Nazi-Schergen hatten am Abend des 9. November den Jahrestag von Hitlers „Sturm auf die Feldherrnhalle“ 1923 gefeiert. In den Schankwirtschaften rund um das Alfrediviertel ging es hoch her, in der Brunnenschänke und im „Münchener Kindl“ tranken sich SA- und SS-Männer Mut an, bevor der Mopp im ganzen Land auf Geheiß von Ortsgruppenleitern und Standartentührern Synagogen und jüdische Läden anzündete.
Hugo Hahn, der Rabbiner der jüdischen Gemeinde, und seine Familie wurden aus ihrem Haus gejagt. Hahns damals 13-jährige Tochter Miriam erinnerte sich noch Jahre später bildhaft daran, wie einer der Schergen im Treppenhaus Fenster und Glastüren eintrat: „Das Klirren des Glases ließ ihn schallend auflachen.“
Sollten die Archäologen sich nicht täuschen, zählten die Brandreste zu den wenigen Spuren, die an das Verbrechen von 1938 erinnern.
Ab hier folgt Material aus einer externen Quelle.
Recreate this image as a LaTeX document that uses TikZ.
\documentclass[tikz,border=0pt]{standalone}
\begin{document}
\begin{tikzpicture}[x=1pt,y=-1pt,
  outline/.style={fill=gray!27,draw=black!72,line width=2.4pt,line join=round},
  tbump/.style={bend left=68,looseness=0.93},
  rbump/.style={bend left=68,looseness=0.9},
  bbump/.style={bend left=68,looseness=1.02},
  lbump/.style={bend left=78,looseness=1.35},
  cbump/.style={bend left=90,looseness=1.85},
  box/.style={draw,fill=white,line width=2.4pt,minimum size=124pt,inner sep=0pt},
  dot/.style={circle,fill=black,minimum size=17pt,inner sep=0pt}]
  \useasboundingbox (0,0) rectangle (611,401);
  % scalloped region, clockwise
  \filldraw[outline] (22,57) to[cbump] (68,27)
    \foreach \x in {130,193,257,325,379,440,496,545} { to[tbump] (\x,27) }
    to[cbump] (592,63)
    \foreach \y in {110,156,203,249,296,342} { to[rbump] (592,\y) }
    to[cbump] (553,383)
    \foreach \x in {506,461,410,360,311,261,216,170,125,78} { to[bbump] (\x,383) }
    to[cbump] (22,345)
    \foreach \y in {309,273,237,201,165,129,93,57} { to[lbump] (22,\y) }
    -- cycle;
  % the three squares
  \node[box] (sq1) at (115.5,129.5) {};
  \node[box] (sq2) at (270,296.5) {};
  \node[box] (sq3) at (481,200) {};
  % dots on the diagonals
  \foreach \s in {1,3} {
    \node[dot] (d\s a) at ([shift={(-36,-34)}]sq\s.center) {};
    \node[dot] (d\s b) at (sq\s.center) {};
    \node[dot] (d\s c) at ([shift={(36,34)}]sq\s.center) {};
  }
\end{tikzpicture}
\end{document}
Weitere dürften sie im ehemaligen Rabbinerhaus nicht mehr ans Licht bringen. Die Fassade ist eingerüstet, der massive Bau ist eine Baustelle. Während die Alte Synagoge vor kurzem als Haus der jüdischen Kultur feierlich eröffnet wurde, gehen die Arbeiten nur ein paar Schritte entfernt weiter. Das ebenfalls von Edmund Körner in den Jahren 1911 bis 1913 errichtete Rabbinerhaus wird quasi kernsaniert.
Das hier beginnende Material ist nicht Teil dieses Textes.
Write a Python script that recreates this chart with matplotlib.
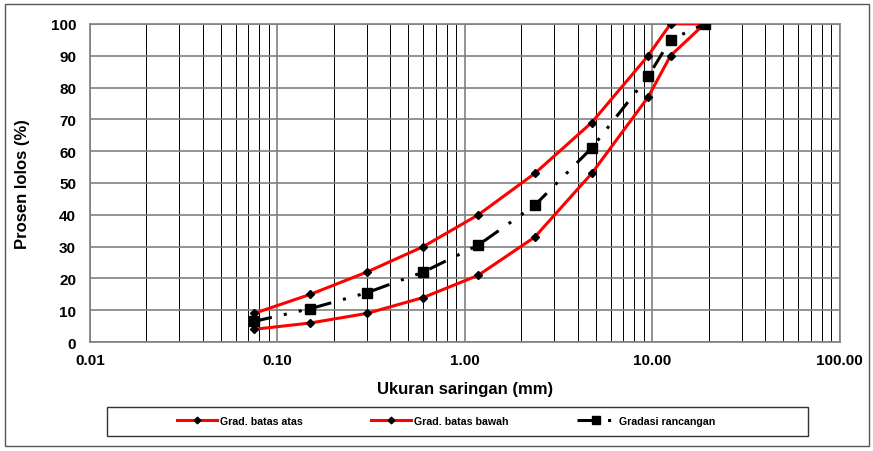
import matplotlib.pyplot as plt
from matplotlib.ticker import FixedLocator, LogLocator, NullFormatter
from matplotlib.patches import Rectangle

plt.rcParams['font.family'] = ['Liberation Sans', 'DejaVu Sans']

ukuran = [0.075, 0.15, 0.3, 0.6, 1.18, 2.36, 4.75, 9.5, 12.5, 19.0]
batas_atas = [9, 15, 22, 30, 40, 53, 69, 90, 100, 100]
batas_bawah = [4, 6, 9, 14, 21, 33, 53, 77, 90, 100]
rancangan = [6.5, 10.5, 15.5, 22, 30.5, 43, 61, 83.5, 95, 100]
xticks = [0.01, 0.1, 1, 10, 100]
xlabels = ['0.01', '0.10', '1.00', '10.00', '100.00']

fig = plt.figure(figsize=(8.73, 4.52), dpi=100)
ax = fig.add_axes([0.103, 0.241, 0.859, 0.704])

ax.plot(ukuran, batas_atas, color='red', lw=2.2, marker='D', ms=4.5,
        mfc='black', mec='black', label='Grad. batas atas', zorder=3)
ax.plot(ukuran, batas_bawah, color='red', lw=2.2, marker='D', ms=4.5,
        mfc='black', mec='black', label='Grad. batas bawah', zorder=3)
ax.plot(ukuran, rancangan, color='black', lw=2.2, marker='s', ms=7,
        dashes=[6, 4, 1, 4, 1, 4], label='Gradasi rancangan', zorder=4)

ax.set_xscale('log')
ax.set_xlim(0.01, 100)
ax.set_ylim(0, 100)
ax.xaxis.set_major_locator(FixedLocator(xticks))
ax.set_xticklabels(xlabels)
ax.xaxis.set_minor_locator(LogLocator(base=10, subs=range(2, 10)))
ax.xaxis.set_minor_formatter(NullFormatter())
ax.set_yticks(range(0, 101, 10))

ax.grid(True, which='major', color='#808080', lw=1.2)
ax.grid(True, which='minor', axis='x', color='black', lw=0.7)
ax.set_axisbelow(True)
for s in ax.spines.values():
    s.set_color('#808080')
    s.set_linewidth(1.2)

ax.tick_params(which='both', length=0, labelsize=11)
ax.tick_params(axis='x', pad=8)
ax.tick_params(axis='y', pad=10)
for lab in ax.get_xticklabels() + ax.get_yticklabels():
    lab.set_fontweight('bold')

ax.set_xlabel('Ukuran saringan (mm)', fontsize=12, fontweight='bold', labelpad=10)
ax.set_ylabel('Prosen lolos (%)', fontsize=12, fontweight='bold', labelpad=15)

# legend box
fig.patches.append(Rectangle((107 / 873, 1 - 437 / 452), 701 / 873, 29 / 452,
                             transform=fig.transFigure, fill=False,
                             edgecolor='#333333', lw=1))
h, l = ax.get_legend_handles_labels()
fig.legend(h, l, ncol=3, loc='center left',
           bbox_to_anchor=(177 / 873, 1 - 422 / 452),
           frameon=False, prop={'size': 7.7, 'weight': 'bold'},
           handlelength=3.7, columnspacing=6.4, handletextpad=0.3,
           markerscale=0.75, borderpad=0, borderaxespad=0)

# outer frame
fig.patches.append(Rectangle((0.006, 0.011), 0.989, 0.978, transform=fig.transFigure,
                             fill=False, edgecolor='#555555', lw=1))

fig.savefig('out.png', dpi=100)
Bis 1959 nutzte die kleine jüdische Nachkriegsgemeinde das Gebäude als Gemeindezentrum - bis sie Synagoge nebst Nachbargebäude an die Stadt veräußerte und an der Sedanstraße einen neuen Mittelpunkt fand. Drei Jahre später richtete die Stadt im ehemaligen Rabbinerhaus ihr Stadtarchiv ein. Besucher des kleinen Lesesaals werden sich erinnern - die Räume atmeten schwer am Geist der 60er-Jahre, im Archiv selbst schien die Zeit stehen geblieben zu sein.
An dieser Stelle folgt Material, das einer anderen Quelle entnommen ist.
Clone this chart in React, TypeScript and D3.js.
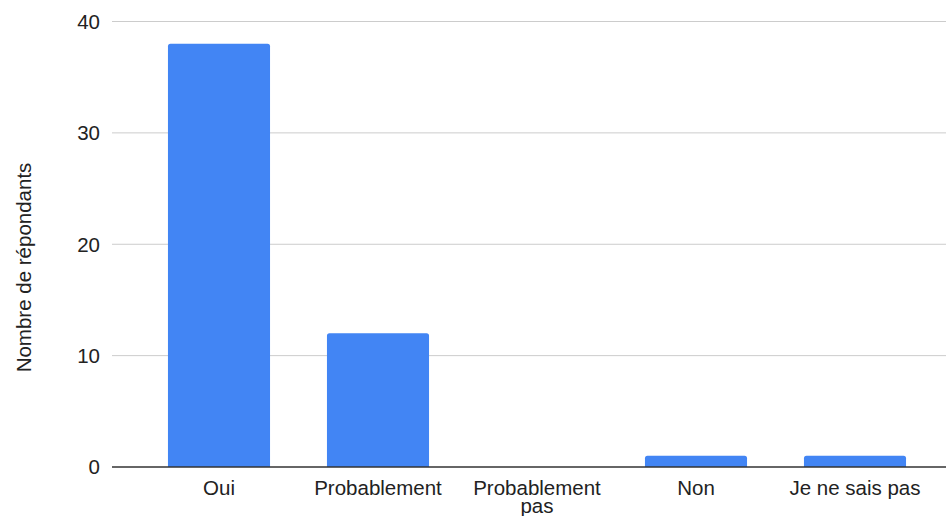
import React from "react";
import * as d3 from "d3";

const categories = ["Oui", "Probablement", "Probablement pas", "Non", "Je ne sais pas"];
const categoryLines = [["Oui"], ["Probablement"], ["Probablement", "pas"], ["Non"], ["Je ne sais pas"]];
const values = [38, 12, 0, 1, 1];
const yTicks = [0, 10, 20, 30, 40];
const yTitle = "Nombre de répondants";

const W = 946;
const H = 516;
const plotLeft = 112;
const plotRight = 946;
const FONT = "'Liberation Sans', Arial, sans-serif";
const FS = 20.5;

export default function App() {
  const x = d3.scaleBand<string>().domain(categories).range([139.5, 934.5]).paddingInner(0.358).paddingOuter(0.179);
  const y = d3.scaleLinear().domain([0, 40]).range([467, 21.5]);
  const r = 2.5;

  return (
    <svg width={W} height={H} style={{ position: "absolute", left: 0, top: 0, background: "#fff" }} fontFamily={FONT}>
      {yTicks.map((t) => (
        <g key={t}>
          {t !== 0 && (
            <line x1={plotLeft} x2={plotRight} y1={y(t)} y2={y(t)} stroke="#cccccc" strokeWidth={1} />
          )}
          <text x={100} y={y(t)} dy="0.36em" textAnchor="end" fontSize={FS} fill="#222">
            {t}
          </text>
        </g>
      ))}
      {categories.map((c, i) => {
        const v = values[i];
        if (v <= 0) return null;
        const x0 = x(c)!;
        const w = x.bandwidth();
        const yt = y(v);
        const yb = y(0);
        const path = `M${x0},${yb} L${x0},${yt + r} Q${x0},${yt} ${x0 + r},${yt} L${x0 + w - r},${yt} Q${x0 + w},${yt} ${x0 + w},${yt + r} L${x0 + w},${yb} Z`;
        return <path key={c} d={path} fill="#4285f4" />;
      })}
      <line x1={plotLeft} x2={plotRight} y1={y(0)} y2={y(0)} stroke="#333333" strokeWidth={1.3} />
      {categories.map((c, i) => (
        <text key={c} x={x(c)! + x.bandwidth() / 2} y={494.5} textAnchor="middle" fontSize={FS} fill="#222">
          {categoryLines[i].map((ln, j) => (
            <tspan key={j} x={x(c)! + x.bandwidth() / 2} dy={j === 0 ? 0 : 18.6}>
              {ln}
            </tspan>
          ))}
        </text>
      ))}
      <text
        transform={`translate(31,267.5) rotate(-90)`}
        textAnchor="middle"
        fontSize={FS}
        fill="#222"
      >
        {yTitle}
      </text>
    </svg>
  );
}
Als die Stadt sich 2007 für Neubau und Umzug des Stadtarchivs zur Luisenschule am Bismarckplatz entschloss, blieb die Zukunft des Rabbinerhauses offen. Vage war von einer „städtischen Nutzung“ die Rede, was auch im Rückblick verwundert. Schließlich handelt es sich um ein Baudenkmal.
So erweist es sich gleich in doppelter Hinsicht als Glücksfall, dass der Bund mit dem Konjunkturpaket II auch über Essen Millionen für die Bauunterhaltung ausschüttete. Das Rabbinerhaus liegt im Stadterneuerungsgebiet, die städtische Immobilienwirtschaft darf deshalb mit den finanziellen Mitteln des Konjunkturpakets nicht nur die energetische Sanierung des Gebäudes finanzieren, sondern den kompletten Umbau. „Als Stadt hätten wir dafür gar kein Geld gehabt“, räumt Ingo Penkwitt, der Leiter der Immobilienwirtschaft, ein.
Das alte Gemäuer erhält somit nicht nur ein neues Dach und neue Fenster, Wand- und Bodenbeläge werden ebenfalls erneuert, Bauschäden - verursacht durch Feuchtigkeit und Geländeabsenkung - werden beseitigt, ein Aufzug wird eingebaut. Kosten: 2,7 Millionen Euro.
Mit der Universität Duisburg-Essen und dem renommierten Ludwig-Steinheim-Institut für deutsch-jüdische Geschichte wurden attraktive Mieter gefunden; vor allem letzteres dürfte das Haus der Jüdischen Kultur auch wissenschaftlich hervorragend ergänzen. So scheint sich am Ende alles glücklich zu fügen.
Bis Mitte März 2011 haben die Handwerker das Sagen. Im Untergeschoss sind sie auf alte Steinfundamente gestoßen. Ob es sich tatsächlich um Überreste der Mikwe, des Ritualbades der ehemaligen Gemeinde handelt, wie Stadtarchäologe Detlef Hopp vermutet, bleibt fraglich. Und noch etwas haben sie im Schutt entdeckt: Glas, das durch enorme Hitze geschmolzen ist. Auch das ein „stummer Zeuge“ der Pogromnacht von 1938? Es bleibt eine Vermutung.